Americans are an extremely mobile people and move from one part of the country to another often.
Since the Census recently released its most recent estimates of population change in the U.S., we’ve looked at international migration and the balance of births and deaths. The other big piece of the population change puzzle is net domestic migration — the number of people who moved to each county from another county, minus the number of people who left the county for another.
This map shows the net domestic migration for each county in the U.S. for the year between July 1, 2012, and July 1, 2013, adjusted by the original 2012 population. Counties with positive net domestic migration (more people moving in than moving out) are in blue and counties with negative net migration are in red:
The most startling aspect is the mass of dark blue in western North Dakota and eastern Montana. It coincides with the Bakken Formation, ground zero of the recent shale oil boom.
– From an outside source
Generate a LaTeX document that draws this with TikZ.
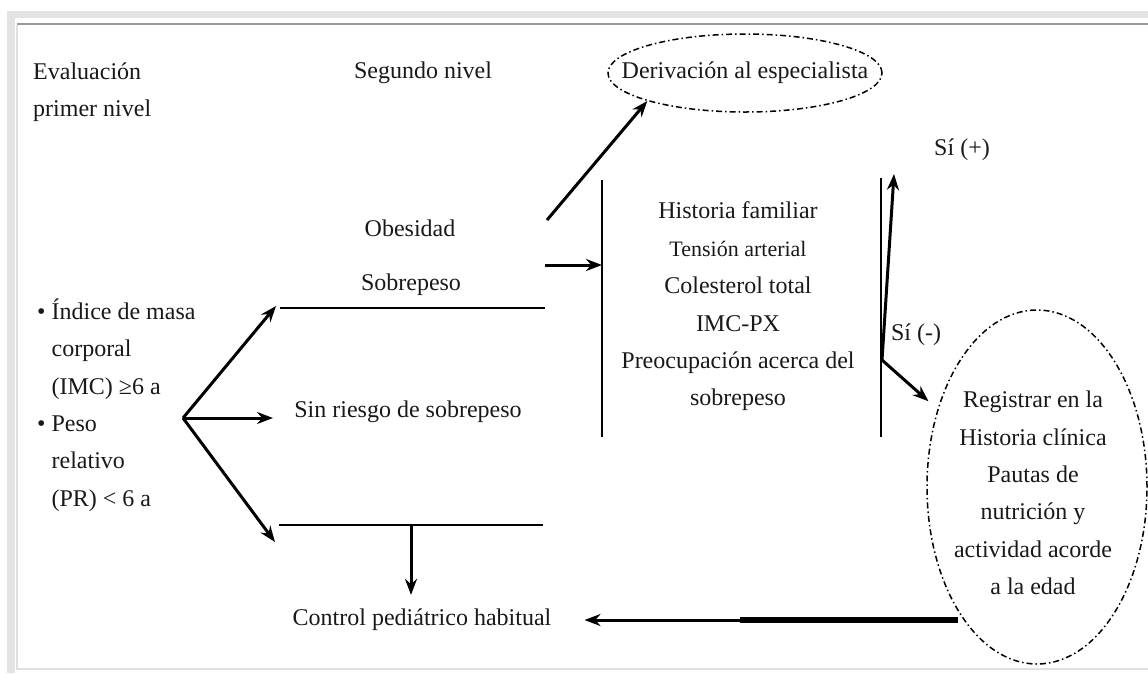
\documentclass[tikz,border=0pt]{standalone}
\usepackage{fontspec}
\setmainfont{Liberation Serif}
\usetikzlibrary{arrows.meta,shapes.geometric}
\begin{document}
\begin{tikzpicture}[x=1pt,y=-1pt,
  txt/.style={font=\fontsize{24}{37.4}\selectfont, inner sep=0pt, text=black!90},
  arr/.style={line width=3pt, -{Stealth[length=16pt,width=12pt]}},
  rule/.style={line width=1.7pt},
  ovalbox/.style={draw, ellipse, line width=1.5pt,
    dash pattern=on 6pt off 3pt on 1.5pt off 3pt, inner sep=0pt}
]
\useasboundingbox (0,0) rectangle (1148,673);

% page frame
\fill[black!11] (7,11) rectangle (1148,18);
\fill[black!11] (7,11) rectangle (15,673);
\draw[black!40, line width=2pt] (17,24) -- (1148,24);
\draw[black!12, line width=1.2pt] (17,25) -- (17,669) -- (1148,669);

% column headings
\node[txt, anchor=west, align=left] (eval) at (33,92.5) {Evaluación\\primer nivel};
\node[txt] (seg) at (423,73) {Segundo nivel};

% referral ellipse
\node[ovalbox, minimum width=274pt, minimum height=78pt] (deriv) at (745,73) {};
\node[txt] (derivtxt) at (deriv.center) {Derivación al especialista};

% first-level criteria
\node[txt, anchor=west, align=left] (crit) at (37,405)
  {\textbullet\ Índice de masa\\
   \hphantom{\textbullet\ }corporal\\
   \hphantom{\textbullet\ }(IMC) ≥6 a\\
   \textbullet\ Peso\\
   \hphantom{\textbullet\ }relativo\\
   \hphantom{\textbullet\ }(PR) < 6 a};

% branch point and outcomes
\coordinate (branch) at (183,418);
\coordinate (uptip) at (276,306);
\coordinate (midtip) at (273,418);
\coordinate (lowtip) at (275,542);
\draw[arr] (branch) -- (uptip);
\draw[arr] (branch) -- (midtip);
\draw[arr] (branch) -- (lowtip);

\node[txt] (obes) at (410,228) {Obesidad};
\node[txt] (sobre) at (411,285) {Sobrepeso};
\node[txt] (sinr) at (408,412) {Sin riesgo de sobrepeso};

\coordinate (upl) at (280,308);
\coordinate (upr) at (545,308);
\draw[rule] (upl) -- (upr);
\coordinate (lowl) at (279,525);
\coordinate (lowr) at (543,525);
\draw[rule] (lowl) -- (lowr);

% second-level assessment block
\coordinate (lvtop) at (602,180);
\coordinate (lvbot) at (602,437);
\coordinate (rvtop) at (881,178);
\coordinate (rvbot) at (881,437);
\draw[rule] (lvtop) -- (lvbot);
\draw[rule] (rvtop) -- (rvbot);

\node[txt, align=center] (assess) at (738,306.5)
  {Historia familiar\\
   {\fontsize{22}{37.4}\selectfont Tensión arterial}\\
   Colesterol total\\
   IMC-PX\\
   Preocupación acerca del\\
   sobrepeso};

\coordinate (obesout) at (547,220);
\draw[arr] (obesout) -- (deriv.196);
\coordinate (sobreout) at (545,265);
\coordinate (lvin) at (602,265);
\draw[arr] (sobreout) -- (lvin);

% outcome of the second level
\coordinate (fork) at (882,360);
\coordinate (postip) at (894,174);
\draw[arr] (fork) -- (postip);
\node[txt] (sipos) at (962,150) {Sí (+)};
\node[txt] (sineg) at (916,335) {Sí (-)};

\node[ovalbox, minimum width=220pt, minimum height=354pt] (reg) at (1037,487) {};
\node[txt, align=center] (regtxt) at (1033,493)
  {Registrar en la\\
   Historia clínica\\
   Pautas de\\
   nutrición y\\
   actividad acorde\\
   a la edad};
\draw[arr, shorten >=12pt] (fork) -- (reg.142);

% usual pediatric follow-up
\node[txt] (control) at (422,620) {Control pediátrico habitual};
\coordinate (lowmid) at (411,525);
\draw[arr, shorten >=14pt] (lowmid) -- (lowmid |- control.north);
\coordinate (retstart) at (958,620);
\coordinate (retmid) at (740,620);
\draw[line width=5.5pt] (retstart) -- (retmid);
\draw[arr, shorten >=33pt] (retmid) -- (control.east);
\end{tikzpicture}
\end{document}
The map also shows the trend of people leaving areas in the Northeast and Midwest — and of people moving to the Southeast.
An important caveat here is that this map just shows aggregates — it does not give an indication of where people are coming from in the counties with positive net migration, or of where people are going to in the counties with negative net migration.
Patterns of domestic migration vary highly from place to place and among different demographic groups in ways much more complicated than can be seen by just looking at aggregate net migration.
For example, New York County — Manhattan — had a net domestic outflow of about 16,000 people, from a starting population of about 1.6 million. This is all we know from this data set — this map tells us nothing about where those people went. They may have moved to Brooklyn, or to Chicago, or to Florida.
That said, net domestic migration is still one of the major components of how populations change over time, and so is worth considering.